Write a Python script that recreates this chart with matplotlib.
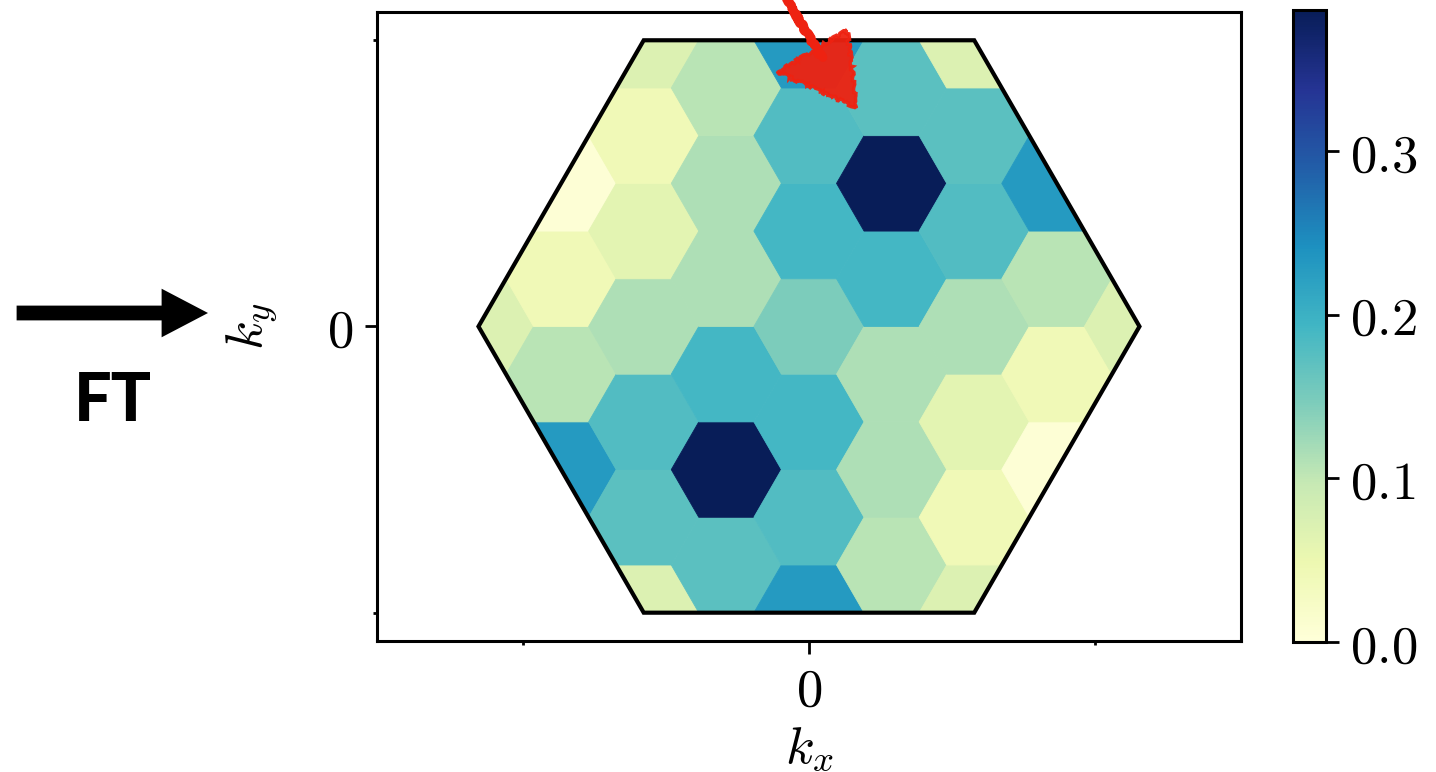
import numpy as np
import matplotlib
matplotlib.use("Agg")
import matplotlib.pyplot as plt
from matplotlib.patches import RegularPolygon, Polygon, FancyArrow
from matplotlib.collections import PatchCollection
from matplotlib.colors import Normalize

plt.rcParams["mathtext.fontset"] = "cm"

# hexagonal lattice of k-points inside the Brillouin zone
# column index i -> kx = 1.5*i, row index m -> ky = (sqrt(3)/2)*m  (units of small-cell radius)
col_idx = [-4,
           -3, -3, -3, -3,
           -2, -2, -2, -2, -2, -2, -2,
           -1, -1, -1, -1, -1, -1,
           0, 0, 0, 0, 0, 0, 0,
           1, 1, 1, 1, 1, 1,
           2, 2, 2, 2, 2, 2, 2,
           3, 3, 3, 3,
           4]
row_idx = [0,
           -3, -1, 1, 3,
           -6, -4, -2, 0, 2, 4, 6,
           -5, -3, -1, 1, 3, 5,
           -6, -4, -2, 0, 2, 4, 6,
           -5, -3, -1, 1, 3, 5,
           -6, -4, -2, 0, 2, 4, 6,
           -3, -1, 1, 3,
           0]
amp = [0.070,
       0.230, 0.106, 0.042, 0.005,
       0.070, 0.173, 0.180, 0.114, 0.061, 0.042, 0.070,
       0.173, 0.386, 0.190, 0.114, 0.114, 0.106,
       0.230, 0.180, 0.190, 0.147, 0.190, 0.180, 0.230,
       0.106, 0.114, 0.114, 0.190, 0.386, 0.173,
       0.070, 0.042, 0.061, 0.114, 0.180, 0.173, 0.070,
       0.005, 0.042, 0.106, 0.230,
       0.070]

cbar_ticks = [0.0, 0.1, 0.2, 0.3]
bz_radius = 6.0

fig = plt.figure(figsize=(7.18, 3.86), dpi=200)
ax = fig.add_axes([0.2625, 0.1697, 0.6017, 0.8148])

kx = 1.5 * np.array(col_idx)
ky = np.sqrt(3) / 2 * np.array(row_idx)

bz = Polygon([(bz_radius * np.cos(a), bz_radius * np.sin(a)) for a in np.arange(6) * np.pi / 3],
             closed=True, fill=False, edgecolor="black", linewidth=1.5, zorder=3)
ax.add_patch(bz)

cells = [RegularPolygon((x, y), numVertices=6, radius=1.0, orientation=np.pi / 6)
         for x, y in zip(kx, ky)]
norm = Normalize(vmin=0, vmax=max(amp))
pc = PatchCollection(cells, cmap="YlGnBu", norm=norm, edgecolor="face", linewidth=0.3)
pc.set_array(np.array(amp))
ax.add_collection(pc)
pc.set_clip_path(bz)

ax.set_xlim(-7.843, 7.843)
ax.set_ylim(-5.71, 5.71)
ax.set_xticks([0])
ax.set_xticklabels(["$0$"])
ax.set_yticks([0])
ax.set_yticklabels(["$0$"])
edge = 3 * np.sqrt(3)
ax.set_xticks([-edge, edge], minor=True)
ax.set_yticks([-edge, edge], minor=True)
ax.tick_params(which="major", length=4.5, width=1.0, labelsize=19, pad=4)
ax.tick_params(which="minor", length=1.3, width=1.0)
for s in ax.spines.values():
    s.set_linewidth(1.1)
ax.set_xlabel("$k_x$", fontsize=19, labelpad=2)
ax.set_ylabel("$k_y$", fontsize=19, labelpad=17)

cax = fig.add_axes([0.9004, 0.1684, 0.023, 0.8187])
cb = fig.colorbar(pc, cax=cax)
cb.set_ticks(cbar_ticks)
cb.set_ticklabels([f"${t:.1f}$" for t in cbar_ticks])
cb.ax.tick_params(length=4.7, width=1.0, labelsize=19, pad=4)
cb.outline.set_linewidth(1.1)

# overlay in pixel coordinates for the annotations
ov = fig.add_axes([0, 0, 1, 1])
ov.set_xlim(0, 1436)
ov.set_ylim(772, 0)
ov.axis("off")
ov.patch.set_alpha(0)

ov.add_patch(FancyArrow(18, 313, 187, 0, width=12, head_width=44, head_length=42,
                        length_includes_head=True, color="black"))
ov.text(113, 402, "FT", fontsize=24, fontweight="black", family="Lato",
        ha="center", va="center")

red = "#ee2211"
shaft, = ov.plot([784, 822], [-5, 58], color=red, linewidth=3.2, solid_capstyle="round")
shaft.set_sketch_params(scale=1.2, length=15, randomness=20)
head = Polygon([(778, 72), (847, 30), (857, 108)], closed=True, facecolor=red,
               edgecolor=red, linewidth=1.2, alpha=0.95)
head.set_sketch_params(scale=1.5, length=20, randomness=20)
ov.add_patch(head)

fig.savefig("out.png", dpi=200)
□ □ □
*WHAT NEEDS TO BE DONE*
With the pictures left out, restate word for word every line of the data above, from the first down to the line that contains "ky = np.sqrt(3) / 2 * np.array(row_idx)".

*EXERCISE OUTPUT*
Write a Python script that recreates this chart with matplotlib.
import numpy as np
import matplotlib
matplotlib.use("Agg")
import matplotlib.pyplot as plt
from matplotlib.patches import RegularPolygon, Polygon, FancyArrow
from matplotlib.collections import PatchCollection
from matplotlib.colors import Normalize

plt.rcParams["mathtext.fontset"] = "cm"

# hexagonal lattice of k-points inside the Brillouin zone
# column index i -> kx = 1.5*i, row index m -> ky = (sqrt(3)/2)*m  (units of small-cell radius)
col_idx = [-4,
           -3, -3, -3, -3,
           -2, -2, -2, -2, -2, -2, -2,
           -1, -1, -1, -1, -1, -1,
           0, 0, 0, 0, 0, 0, 0,
           1, 1, 1, 1, 1, 1,
           2, 2, 2, 2, 2, 2, 2,
           3, 3, 3, 3,
           4]
row_idx = [0,
           -3, -1, 1, 3,
           -6, -4, -2, 0, 2, 4, 6,
           -5, -3, -1, 1, 3, 5,
           -6, -4, -2, 0, 2, 4, 6,
           -5, -3, -1, 1, 3, 5,
           -6, -4, -2, 0, 2, 4, 6,
           -3, -1, 1, 3,
           0]
amp = [0.070,
       0.230, 0.106, 0.042, 0.005,
       0.070, 0.173, 0.180, 0.114, 0.061, 0.042, 0.070,
       0.173, 0.386, 0.190, 0.114, 0.114, 0.106,
       0.230, 0.180, 0.190, 0.147, 0.190, 0.180, 0.230,
       0.106, 0.114, 0.114, 0.190, 0.386, 0.173,
       0.070, 0.042, 0.061, 0.114, 0.180, 0.173, 0.070,
       0.005, 0.042, 0.106, 0.230,
       0.070]

cbar_ticks = [0.0, 0.1, 0.2, 0.3]
bz_radius = 6.0

fig = plt.figure(figsize=(7.18, 3.86), dpi=200)
ax = fig.add_axes([0.2625, 0.1697, 0.6017, 0.8148])

kx = 1.5 * np.array(col_idx)
ky = np.sqrt(3) / 2 * np.array(row_idx)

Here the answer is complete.